====== Extracted entries
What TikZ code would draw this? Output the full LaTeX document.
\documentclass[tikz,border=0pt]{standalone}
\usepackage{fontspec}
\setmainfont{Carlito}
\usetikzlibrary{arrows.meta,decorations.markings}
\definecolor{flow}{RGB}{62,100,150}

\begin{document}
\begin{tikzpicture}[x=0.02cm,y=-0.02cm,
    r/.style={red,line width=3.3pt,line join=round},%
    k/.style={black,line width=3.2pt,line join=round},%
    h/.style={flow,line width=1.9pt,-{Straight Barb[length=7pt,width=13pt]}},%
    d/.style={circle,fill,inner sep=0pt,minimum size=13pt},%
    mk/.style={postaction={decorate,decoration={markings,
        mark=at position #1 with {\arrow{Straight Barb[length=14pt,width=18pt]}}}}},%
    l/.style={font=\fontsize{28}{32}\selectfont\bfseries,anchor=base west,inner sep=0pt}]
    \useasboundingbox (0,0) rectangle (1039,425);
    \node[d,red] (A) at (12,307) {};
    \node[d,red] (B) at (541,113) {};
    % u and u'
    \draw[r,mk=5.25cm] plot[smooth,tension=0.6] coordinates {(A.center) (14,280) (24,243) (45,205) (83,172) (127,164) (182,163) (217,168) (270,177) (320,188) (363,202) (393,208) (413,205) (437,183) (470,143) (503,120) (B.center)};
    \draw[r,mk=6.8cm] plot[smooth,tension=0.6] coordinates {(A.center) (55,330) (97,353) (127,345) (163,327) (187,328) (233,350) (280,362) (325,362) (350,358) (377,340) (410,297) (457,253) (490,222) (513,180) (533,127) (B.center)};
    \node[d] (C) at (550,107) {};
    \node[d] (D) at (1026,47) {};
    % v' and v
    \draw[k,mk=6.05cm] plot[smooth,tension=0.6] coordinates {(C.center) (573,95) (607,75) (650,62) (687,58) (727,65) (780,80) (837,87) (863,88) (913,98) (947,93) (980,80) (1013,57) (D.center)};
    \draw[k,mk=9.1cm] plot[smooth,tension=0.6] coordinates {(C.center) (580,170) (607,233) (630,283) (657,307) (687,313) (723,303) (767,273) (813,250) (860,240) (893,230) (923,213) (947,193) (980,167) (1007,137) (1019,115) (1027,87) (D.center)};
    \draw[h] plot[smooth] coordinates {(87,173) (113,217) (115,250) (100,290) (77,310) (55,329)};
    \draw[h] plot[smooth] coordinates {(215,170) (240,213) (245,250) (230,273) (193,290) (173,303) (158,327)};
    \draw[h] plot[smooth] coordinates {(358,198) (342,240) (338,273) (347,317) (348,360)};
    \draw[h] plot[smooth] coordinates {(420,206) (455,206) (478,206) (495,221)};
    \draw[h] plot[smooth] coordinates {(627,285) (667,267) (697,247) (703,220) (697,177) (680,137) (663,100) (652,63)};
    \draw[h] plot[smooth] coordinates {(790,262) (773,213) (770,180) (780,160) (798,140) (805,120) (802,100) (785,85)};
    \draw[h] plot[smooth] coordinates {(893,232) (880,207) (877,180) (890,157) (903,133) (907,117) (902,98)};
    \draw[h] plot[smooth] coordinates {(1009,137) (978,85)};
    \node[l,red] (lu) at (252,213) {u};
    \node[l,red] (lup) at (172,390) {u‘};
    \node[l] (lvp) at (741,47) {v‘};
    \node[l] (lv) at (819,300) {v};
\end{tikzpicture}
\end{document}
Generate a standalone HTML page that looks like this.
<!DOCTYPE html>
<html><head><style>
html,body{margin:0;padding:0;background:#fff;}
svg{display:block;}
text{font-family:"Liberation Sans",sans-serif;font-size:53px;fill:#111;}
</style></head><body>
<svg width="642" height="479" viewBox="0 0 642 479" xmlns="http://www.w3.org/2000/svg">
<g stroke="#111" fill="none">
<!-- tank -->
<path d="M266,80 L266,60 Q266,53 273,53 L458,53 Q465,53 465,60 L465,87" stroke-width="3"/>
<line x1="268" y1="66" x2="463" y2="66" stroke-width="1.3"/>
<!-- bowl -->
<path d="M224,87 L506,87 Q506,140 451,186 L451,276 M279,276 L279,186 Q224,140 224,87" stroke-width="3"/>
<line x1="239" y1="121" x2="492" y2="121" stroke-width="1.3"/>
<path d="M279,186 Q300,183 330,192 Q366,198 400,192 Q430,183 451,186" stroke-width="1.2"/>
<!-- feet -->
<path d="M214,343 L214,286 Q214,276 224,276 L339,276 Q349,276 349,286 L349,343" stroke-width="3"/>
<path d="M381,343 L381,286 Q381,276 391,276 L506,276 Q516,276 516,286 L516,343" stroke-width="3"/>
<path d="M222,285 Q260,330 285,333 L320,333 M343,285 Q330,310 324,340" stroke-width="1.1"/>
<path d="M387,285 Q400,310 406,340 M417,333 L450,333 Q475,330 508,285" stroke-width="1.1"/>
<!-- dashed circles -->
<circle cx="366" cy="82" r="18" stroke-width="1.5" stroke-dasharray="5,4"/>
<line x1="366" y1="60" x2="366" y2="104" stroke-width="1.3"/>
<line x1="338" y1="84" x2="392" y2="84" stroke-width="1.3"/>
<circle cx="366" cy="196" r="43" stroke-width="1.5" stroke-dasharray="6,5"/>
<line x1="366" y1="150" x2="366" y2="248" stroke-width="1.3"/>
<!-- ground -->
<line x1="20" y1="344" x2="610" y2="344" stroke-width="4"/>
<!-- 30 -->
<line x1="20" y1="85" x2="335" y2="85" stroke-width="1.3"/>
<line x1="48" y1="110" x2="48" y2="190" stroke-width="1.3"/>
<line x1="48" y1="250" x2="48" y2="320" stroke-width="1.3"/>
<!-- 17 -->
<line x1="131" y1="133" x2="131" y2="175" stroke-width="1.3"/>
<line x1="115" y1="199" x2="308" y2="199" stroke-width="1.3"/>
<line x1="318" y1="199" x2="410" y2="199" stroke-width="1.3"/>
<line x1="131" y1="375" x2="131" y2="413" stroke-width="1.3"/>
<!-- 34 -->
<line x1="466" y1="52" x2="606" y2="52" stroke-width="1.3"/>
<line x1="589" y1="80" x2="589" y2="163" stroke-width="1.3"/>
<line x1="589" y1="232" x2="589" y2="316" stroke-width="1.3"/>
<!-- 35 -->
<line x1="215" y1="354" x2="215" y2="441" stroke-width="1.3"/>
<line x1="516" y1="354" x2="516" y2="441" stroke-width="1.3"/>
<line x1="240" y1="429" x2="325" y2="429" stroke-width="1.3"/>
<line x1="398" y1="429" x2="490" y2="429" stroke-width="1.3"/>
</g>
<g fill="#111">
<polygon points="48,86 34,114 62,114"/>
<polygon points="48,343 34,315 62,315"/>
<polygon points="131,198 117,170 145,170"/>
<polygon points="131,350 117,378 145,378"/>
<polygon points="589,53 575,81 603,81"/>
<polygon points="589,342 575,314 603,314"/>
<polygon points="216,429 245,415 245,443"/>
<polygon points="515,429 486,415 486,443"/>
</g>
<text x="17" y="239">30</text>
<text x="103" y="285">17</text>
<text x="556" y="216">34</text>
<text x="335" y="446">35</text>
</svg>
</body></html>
============
## Aim
All of the data must be returned exactly.

## Finished task
What TikZ code would draw this? Output the full LaTeX document.
\documentclass[tikz,border=0pt]{standalone}
\usepackage{fontspec}
\setmainfont{Carlito}
\usetikzlibrary{arrows.meta,decorations.markings}
\definecolor{flow}{RGB}{62,100,150}

\begin{document}
\begin{tikzpicture}[x=0.02cm,y=-0.02cm,
    r/.style={red,line width=3.3pt,line join=round},%
    k/.style={black,line width=3.2pt,line join=round},%
    h/.style={flow,line width=1.9pt,-{Straight Barb[length=7pt,width=13pt]}},%
    d/.style={circle,fill,inner sep=0pt,minimum size=13pt},%
    mk/.style={postaction={decorate,decoration={markings,
        mark=at position #1 with {\arrow{Straight Barb[length=14pt,width=18pt]}}}}},%
    l/.style={font=\fontsize{28}{32}\selectfont\bfseries,anchor=base west,inner sep=0pt}]
    \useasboundingbox (0,0) rectangle (1039,425);
    \node[d,red] (A) at (12,307) {};
    \node[d,red] (B) at (541,113) {};
    % u and u'
    \draw[r,mk=5.25cm] plot[smooth,tension=0.6] coordinates {(A.center) (14,280) (24,243) (45,205) (83,172) (127,164) (182,163) (217,168) (270,177) (320,188) (363,202) (393,208) (413,205) (437,183) (470,143) (503,120) (B.center)};
    \draw[r,mk=6.8cm] plot[smooth,tension=0.6] coordinates {(A.center) (55,330) (97,353) (127,345) (163,327) (187,328) (233,350) (280,362) (325,362) (350,358) (377,340) (410,297) (457,253) (490,222) (513,180) (533,127) (B.center)};
    \node[d] (C) at (550,107) {};
    \node[d] (D) at (1026,47) {};
    % v' and v
    \draw[k,mk=6.05cm] plot[smooth,tension=0.6] coordinates {(C.center) (573,95) (607,75) (650,62) (687,58) (727,65) (780,80) (837,87) (863,88) (913,98) (947,93) (980,80) (1013,57) (D.center)};
    \draw[k,mk=9.1cm] plot[smooth,tension=0.6] coordinates {(C.center) (580,170) (607,233) (630,283) (657,307) (687,313) (723,303) (767,273) (813,250) (860,240) (893,230) (923,213) (947,193) (980,167) (1007,137) (1019,115) (1027,87) (D.center)};
    \draw[h] plot[smooth] coordinates {(87,173) (113,217) (115,250) (100,290) (77,310) (55,329)};
    \draw[h] plot[smooth] coordinates {(215,170) (240,213) (245,250) (230,273) (193,290) (173,303) (158,327)};
    \draw[h] plot[smooth] coordinates {(358,198) (342,240) (338,273) (347,317) (348,360)};
    \draw[h] plot[smooth] coordinates {(420,206) (455,206) (478,206) (495,221)};
    \draw[h] plot[smooth] coordinates {(627,285) (667,267) (697,247) (703,220) (697,177) (680,137) (663,100) (652,63)};
    \draw[h] plot[smooth] coordinates {(790,262) (773,213) (770,180) (780,160) (798,140) (805,120) (802,100) (785,85)};
    \draw[h] plot[smooth] coordinates {(893,232) (880,207) (877,180) (890,157) (903,133) (907,117) (902,98)};
    \draw[h] plot[smooth] coordinates {(1009,137) (978,85)};
    \node[l,red] (lu) at (252,213) {u};
    \node[l,red] (lup) at (172,390) {u‘};
    \node[l] (lvp) at (741,47) {v‘};
    \node[l] (lv) at (819,300) {v};
\end{tikzpicture}
\end{document}
Generate a standalone HTML page that looks like this.
<!DOCTYPE html>
<html><head><style>
html,body{margin:0;padding:0;background:#fff;}
svg{display:block;}
text{font-family:"Liberation Sans",sans-serif;font-size:53px;fill:#111;}
</style></head><body>
<svg width="642" height="479" viewBox="0 0 642 479" xmlns="http://www.w3.org/2000/svg">
<g stroke="#111" fill="none">
<!-- tank -->
<path d="M266,80 L266,60 Q266,53 273,53 L458,53 Q465,53 465,60 L465,87" stroke-width="3"/>
<line x1="268" y1="66" x2="463" y2="66" stroke-width="1.3"/>
<!-- bowl -->
<path d="M224,87 L506,87 Q506,140 451,186 L451,276 M279,276 L279,186 Q224,140 224,87" stroke-width="3"/>
<line x1="239" y1="121" x2="492" y2="121" stroke-width="1.3"/>
<path d="M279,186 Q300,183 330,192 Q366,198 400,192 Q430,183 451,186" stroke-width="1.2"/>
<!-- feet -->
<path d="M214,343 L214,286 Q214,276 224,276 L339,276 Q349,276 349,286 L349,343" stroke-width="3"/>
<path d="M381,343 L381,286 Q381,276 391,276 L506,276 Q516,276 516,286 L516,343" stroke-width="3"/>
<path d="M222,285 Q260,330 285,333 L320,333 M343,285 Q330,310 324,340" stroke-width="1.1"/>
<path d="M387,285 Q400,310 406,340 M417,333 L450,333 Q475,330 508,285" stroke-width="1.1"/>
<!-- dashed circles -->
<circle cx="366" cy="82" r="18" stroke-width="1.5" stroke-dasharray="5,4"/>
<line x1="366" y1="60" x2="366" y2="104" stroke-width="1.3"/>
<line x1="338" y1="84" x2="392" y2="84" stroke-width="1.3"/>
<circle cx="366" cy="196" r="43" stroke-width="1.5" stroke-dasharray="6,5"/>
<line x1="366" y1="150" x2="366" y2="248" stroke-width="1.3"/>
<!-- ground -->
<line x1="20" y1="344" x2="610" y2="344" stroke-width="4"/>
<!-- 30 -->
<line x1="20" y1="85" x2="335" y2="85" stroke-width="1.3"/>
<line x1="48" y1="110" x2="48" y2="190" stroke-width="1.3"/>
<line x1="48" y1="250" x2="48" y2="320" stroke-width="1.3"/>
<!-- 17 -->
<line x1="131" y1="133" x2="131" y2="175" stroke-width="1.3"/>
<line x1="115" y1="199" x2="308" y2="199" stroke-width="1.3"/>
<line x1="318" y1="199" x2="410" y2="199" stroke-width="1.3"/>
<line x1="131" y1="375" x2="131" y2="413" stroke-width="1.3"/>
<!-- 34 -->
<line x1="466" y1="52" x2="606" y2="52" stroke-width="1.3"/>
<line x1="589" y1="80" x2="589" y2="163" stroke-width="1.3"/>
<line x1="589" y1="232" x2="589" y2="316" stroke-width="1.3"/>
<!-- 35 -->
<line x1="215" y1="354" x2="215" y2="441" stroke-width="1.3"/>
<line x1="516" y1="354" x2="516" y2="441" stroke-width="1.3"/>
<line x1="240" y1="429" x2="325" y2="429" stroke-width="1.3"/>
<line x1="398" y1="429" x2="490" y2="429" stroke-width="1.3"/>
</g>
<g fill="#111">
<polygon points="48,86 34,114 62,114"/>
<polygon points="48,343 34,315 62,315"/>
<polygon points="131,198 117,170 145,170"/>
<polygon points="131,350 117,378 145,378"/>
<polygon points="589,53 575,81 603,81"/>
<polygon points="589,342 575,314 603,314"/>
<polygon points="216,429 245,415 245,443"/>
<polygon points="515,429 486,415 486,443"/>
</g>
<text x="17" y="239">30</text>
<text x="103" y="285">17</text>
<text x="556" y="216">34</text>
<text x="335" y="446">35</text>
</svg>
</body></html>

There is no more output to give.